How to drive sustainability through collaboration
Mark Lee
How do we improve global collaboration in a fragmented, uncertain, complex world? I'd like to ask each of you what opportunities you see for collaboration in the sustainability space that will make a difference?
Ricardo Zibas
There are a lot of different views on that angle. There is also this terminology which they call the world with G-Zero governance, which nobody is leading. I think the key is to understand that the challenges are common not only to companies but to sectors and at the end of the day to societies as well. There is a huge space for cyclical collaboration in different geographies as well as technology transfer. We can unlock competitive advantage and more rational resource use. As we live in a more connected world, let's use it as an advantage to fill the gaps and build bridges instead of increase polarization.
Aiste Brackley
Yes, talking about polarization, I'm in a country that's deeply polarized and fragmented. I think collaboration will change over the next two years. I think it will be different. Recently we saw, for instance, a number of banks leaving the Net Zero Banking Alliance and other companies following in similar footsteps. I think that will open space for more individual action. I think there's a silver lining there. Not all collaborations have delivered in the past. There was so much focus on messaging and the symbolic language that comes with that. I think the focus will shift more inwards and open the door also for more internal collaboration within companies between finance, sustainability, HR, legal and all the other teams. I think it will evolve but collaboration will stay for sure.
Andrew Angle
We've talked a lot about this global wave of elections. Of course, this is going to mean the sustainability policy landscape is likely to be a lot different. I'm thinking more fragmented and less ambitious. One way I see collaboration moving forward is through a trend we talk about in the report itself and that is responsible policy engagement. This is where companies work with policy makers to develop laws and regulations that really align with the company's own sustainability objectives.
This might seem hard in the wake of some elections, particularly places like the United States, where a party that's more anti-climate action is in power. But as we saw today, just on Capitol Hill here in Washington, DC, the Trump administration’s Energy Secretary nominee talked a lot about fossil fuels but also about innovative new energy technologies, things like carbon capture and hydrogen, that'll likely be essential to decarbonization going forward. So, companies have room to engage on some of these more innovative topics when it comes to energy and decarbonization.
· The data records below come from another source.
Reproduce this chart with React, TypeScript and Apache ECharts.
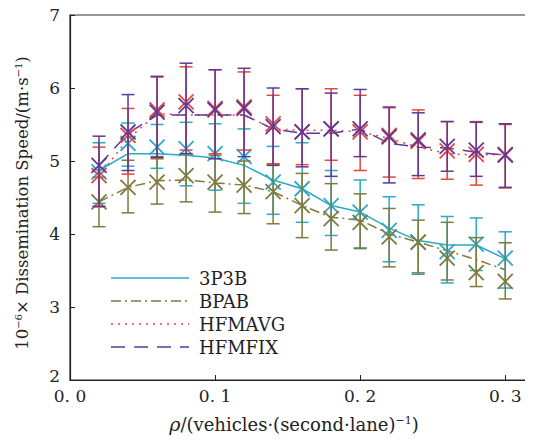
import React, { useEffect, useRef } from "react";
import * as echarts from "echarts";

const xData = [0.02, 0.04, 0.06, 0.08, 0.1, 0.12, 0.14, 0.16, 0.18, 0.2, 0.22, 0.24, 0.26, 0.28, 0.3];
const xTickValues = [0, 0.1, 0.2, 0.3];
const yTickValues = [2, 3, 4, 5, 6, 7];

// 3P3B
const p3Mean = [4.85, 5.24, 5.19, 5.17, 5.10, 5.06, 4.71, 4.62, 4.39, 4.30, 4.05, 3.89, 3.76, 3.86, 3.67];
const p3Line = [4.87, 5.10, 5.10, 5.08, 5.04, 4.94, 4.74, 4.62, 4.39, 4.30, 4.08, 3.91, 3.85, 3.85, 3.66];
const p3High = [5.25, 5.52, 5.50, 5.53, 5.51, 5.44, 5.20, 5.25, 4.87, 4.74, 4.51, 4.40, 4.24, 4.22, 4.03];
const p3Low = [4.42, 4.93, 4.90, 4.66, 4.60, 4.42, 4.27, 4.16, 3.98, 3.81, 3.62, 3.47, 3.33, 3.50, 3.26];

// BPAB
const bpMean = [4.44, 4.64, 4.71, 4.80, 4.71, 4.67, 4.58, 4.39, 4.21, 4.16, 3.96, 3.89, 3.67, 3.47, 3.35];
const bpLine = [4.44, 4.64, 4.73, 4.74, 4.70, 4.67, 4.58, 4.39, 4.23, 4.19, 4.00, 3.89, 3.77, 3.65, 3.51];
const bpHigh = [4.78, 5.01, 5.03, 5.10, 5.08, 5.00, 4.96, 4.83, 4.69, 4.55, 4.35, 4.19, 4.16, 3.95, 3.88];
const bpLow = [4.10, 4.29, 4.41, 4.44, 4.30, 4.28, 4.14, 3.95, 3.78, 3.80, 3.55, 3.45, 3.37, 3.28, 3.11];

// HFMAVG
const avMean = [4.80, 5.35, 5.70, 5.81, 5.72, 5.74, 5.51, 5.40, 5.44, 5.40, 5.35, 5.27, 5.14, 5.09, 5.09];
const avLine = [4.80, 5.30, 5.65, 5.63, 5.63, 5.63, 5.44, 5.42, 5.42, 5.40, 5.31, 5.19, 5.10, 5.08, 5.09];
const avHigh = [5.19, 5.72, 6.15, 6.29, 6.25, 6.22, 5.90, 5.99, 5.99, 5.90, 5.73, 5.70, 5.54, 5.54, 5.50];
const avLow = [4.37, 4.82, 5.06, 5.15, 5.10, 5.15, 4.96, 4.95, 5.01, 4.87, 4.78, 4.76, 4.75, 4.67, 4.63];

// HFMFIX
const fxMean = [4.94, 5.40, 5.67, 5.76, 5.70, 5.72, 5.47, 5.40, 5.44, 5.44, 5.33, 5.29, 5.20, 5.15, 5.08];
const fxLine = [4.94, 5.38, 5.63, 5.63, 5.63, 5.63, 5.44, 5.38, 5.38, 5.44, 5.24, 5.19, 5.18, 5.12, 5.08];
const fxHigh = [5.34, 5.91, 6.16, 6.34, 6.25, 6.27, 6.00, 5.99, 5.93, 5.98, 5.74, 5.66, 5.54, 5.53, 5.51];
const fxLow = [4.38, 4.87, 5.05, 5.10, 5.03, 5.06, 4.94, 4.92, 4.79, 5.06, 4.70, 4.80, 4.86, 4.79, 4.64];

const seriesNames = ["3P3B", "BPAB", "HFMAVG", "HFMFIX"];
const seriesColors = ["#2aaac8", "#7f7a3c", "#e8463e", "#603896"];
const seriesDashes: any[] = [null, [10, 4, 2, 4], [2, 5], [14, 9]];
const seriesMeans = [p3Mean, bpMean, avMean, fxMean];
const seriesLines = [p3Line, bpLine, avLine, fxLine];
const seriesHighs = [p3High, bpHigh, avHigh, fxHigh];
const seriesLows = [p3Low, bpLow, avLow, fxLow];

const FONT = "DejaVu Serif";

export default function App() {
  const ref = useRef<HTMLDivElement>(null);
  useEffect(() => {
    if (!ref.current) return;
    const chart = echarts.init(ref.current, undefined, { renderer: "svg" });

    const series: any[] = [];
    seriesNames.forEach((name, k) => {
      series.push({
        type: "line",
        name,
        data: xData.map((x, i) => [x, seriesLines[k][i]]),
        symbol: "none",
        lineStyle: { color: seriesColors[k], width: 1.5, type: seriesDashes[k] || "solid" },
        itemStyle: { color: seriesColors[k] },
        z: 2,
      });
    });
    seriesNames.forEach((name, k) => {
      const color = seriesColors[k];
      series.push({
        type: "custom",
        name: name + " error",
        data: xData.map((x, i) => [x, seriesLows[k][i], seriesHighs[k][i], seriesMeans[k][i]]),
        z: 3,
        renderItem: (params: any, api: any) => {
          const x = api.value(0);
          const lo = api.coord([x, api.value(1)]);
          const hi = api.coord([x, api.value(2)]);
          const m = api.coord([x, api.value(3)]);
          const cw = 6.5;
          const mk = 7.5;
          const st = { stroke: color, lineWidth: 1.5 };
          const mst = { stroke: color, lineWidth: 1.8 };
          return {
            type: "group",
            children: [
              { type: "line", shape: { x1: lo[0], y1: lo[1], x2: hi[0], y2: hi[1] }, style: st },
              { type: "line", shape: { x1: hi[0] - cw, y1: hi[1], x2: hi[0] + cw, y2: hi[1] }, style: st },
              { type: "line", shape: { x1: lo[0] - cw, y1: lo[1], x2: lo[0] + cw, y2: lo[1] }, style: st },
              { type: "line", shape: { x1: m[0] - mk, y1: m[1] - mk, x2: m[0] + mk, y2: m[1] + mk }, style: mst },
              { type: "line", shape: { x1: m[0] - mk, y1: m[1] + mk, x2: m[0] + mk, y2: m[1] - mk }, style: mst },
            ],
          };
        },
      });
    });

    const legendRows = [278, 301, 324, 347];
    const legendGraphics: any[] = [];
    seriesNames.forEach((name, k) => {
      const y = legendRows[k];
      legendGraphics.push({
        type: "line",
        shape: { x1: 111, y1: y, x2: 189, y2: y },
        style: { stroke: seriesColors[k], lineWidth: 1.5, lineDash: seriesDashes[k] || null },
      });
      legendGraphics.push({
        type: "text",
        x: 199,
        y,
        style: { text: name, fontSize: 18, fontFamily: FONT, fill: "#222", align: "left", verticalAlign: "middle" },
      });
    });

    const option: any = {
      animation: false,
      textStyle: { fontFamily: FONT },
      grid: { left: 70, top: 15, right: 6, bottom: 63, show: true, borderColor: "#333", borderWidth: 1.2 },
      xAxis: {
        type: "value",
        min: 0,
        max: 0.315,
        interval: 0.1,
        axisLine: { show: true, lineStyle: { color: "#222", width: 1.2 } },
        axisTick: { inside: true, length: 5, lineStyle: { color: "#222" } },
        splitLine: { show: false },
        axisLabel: {
          showMaxLabel: false,
          fontSize: 17,
          fontFamily: FONT,
          color: "#222",
          margin: 7,
          formatter: (v: number) => {
            const t = xTickValues.find((tv) => Math.abs(tv - v) < 1e-6);
            return t === undefined ? "" : t.toFixed(1).replace(".", ". ");
          },
        },
      },
      yAxis: {
        type: "value",
        min: 2,
        max: 7,
        interval: 1,
        axisLine: { show: true, lineStyle: { color: "#222", width: 1.2 } },
        axisTick: { inside: true, length: 5, lineStyle: { color: "#222" } },
        splitLine: { show: false },
        axisLabel: {
          fontSize: 17,
          fontFamily: FONT,
          color: "#222",
          margin: 10,
          formatter: (v: number) => {
            const t = yTickValues.find((tv) => Math.abs(tv - v) < 1e-6);
            if (t === undefined) return "";
            return t === 2 ? "{low|2}" : String(t);
          },
          rich: {
            low: { fontSize: 17, fontFamily: FONT, color: "#222", padding: [0, 0, 9, 0] },
          },
        },
      },
      graphic: [
        ...legendGraphics,
        {
          type: "text",
          x: 22,
          y: 203,
          rotation: Math.PI / 2,
          style: {
            text: "10{sup|−6}× Dissemination Speed/(m·s{sup|−1})",
            fontSize: 16.5,
            fontFamily: FONT,
            fill: "#222",
            align: "center",
            verticalAlign: "middle",
            rich: {
              sup: { fontSize: 10, fontFamily: FONT, fill: "#222", verticalAlign: "top", padding: [0, 0, 8, 0] },
            },
          },
        },
        {
          type: "text",
          x: 294,
          y: 424,
          style: {
            text: "{it|ρ}/(vehicles·(second·lane){sup|−1})",
            fontSize: 18,
            fontFamily: FONT,
            fill: "#222",
            align: "center",
            verticalAlign: "middle",
            rich: {
              it: { fontStyle: "italic", fontSize: 19, fontFamily: FONT, fill: "#222" },
              sup: { fontSize: 11, fontFamily: FONT, fill: "#222", verticalAlign: "top", padding: [0, 0, 8, 0] },
            },
          },
        },
      ],
      series,
    };
    chart.setOption(option);
    return () => chart.dispose();
  }, []);
  return <div ref={ref} style={{ width: 533, height: 443, margin: -8 }} />;
}
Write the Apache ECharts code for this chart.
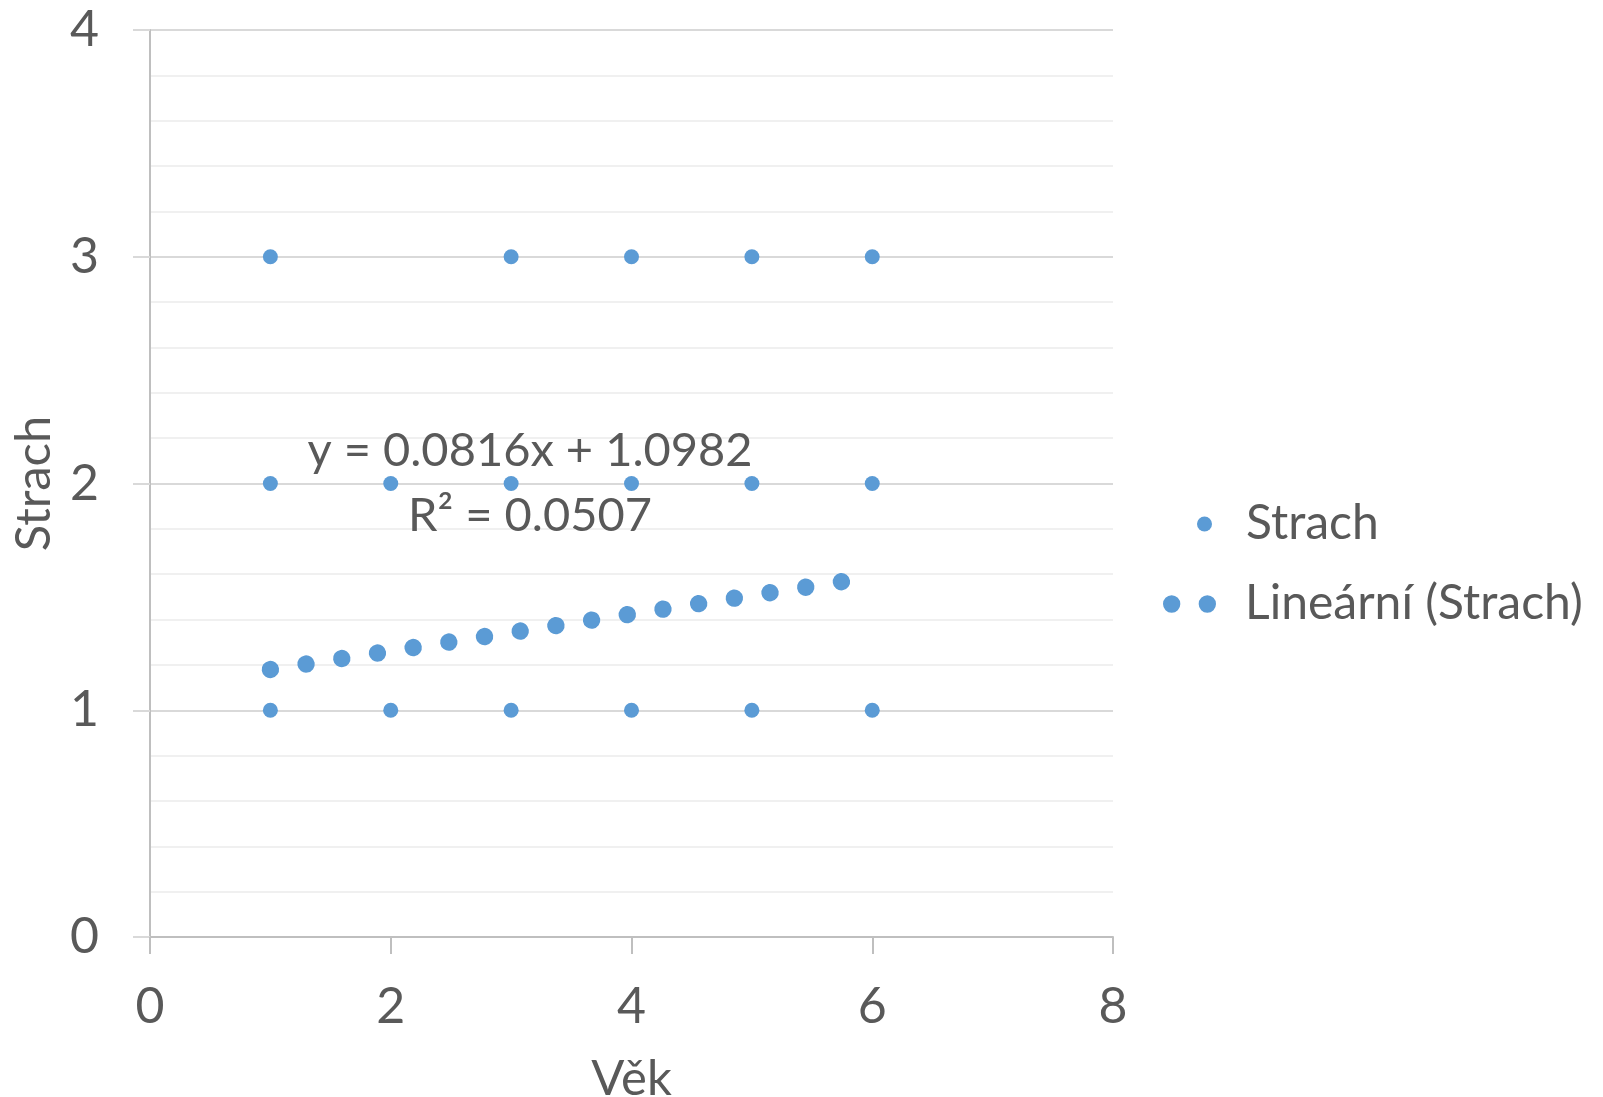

I would encourage companies to focus on types of engagement at the policy level that is actually going to push action forward and that might find receptive voices in the chambers of power throughout their countries that they operate in.
Rebecca Green
Beyond collaboration, what I would like to see and hope to see is that we have more conversion and alignment of what we're asking companies and others to do, in terms of practical implementation, so that we can come up with solutions. We’re essentially all wanting the same thing. We have the same goals, largely the same objectives. But it’s how we're asking for it, so not just collaborating on solving an issue, but aligning and converging on those asks so that we can really drive progress.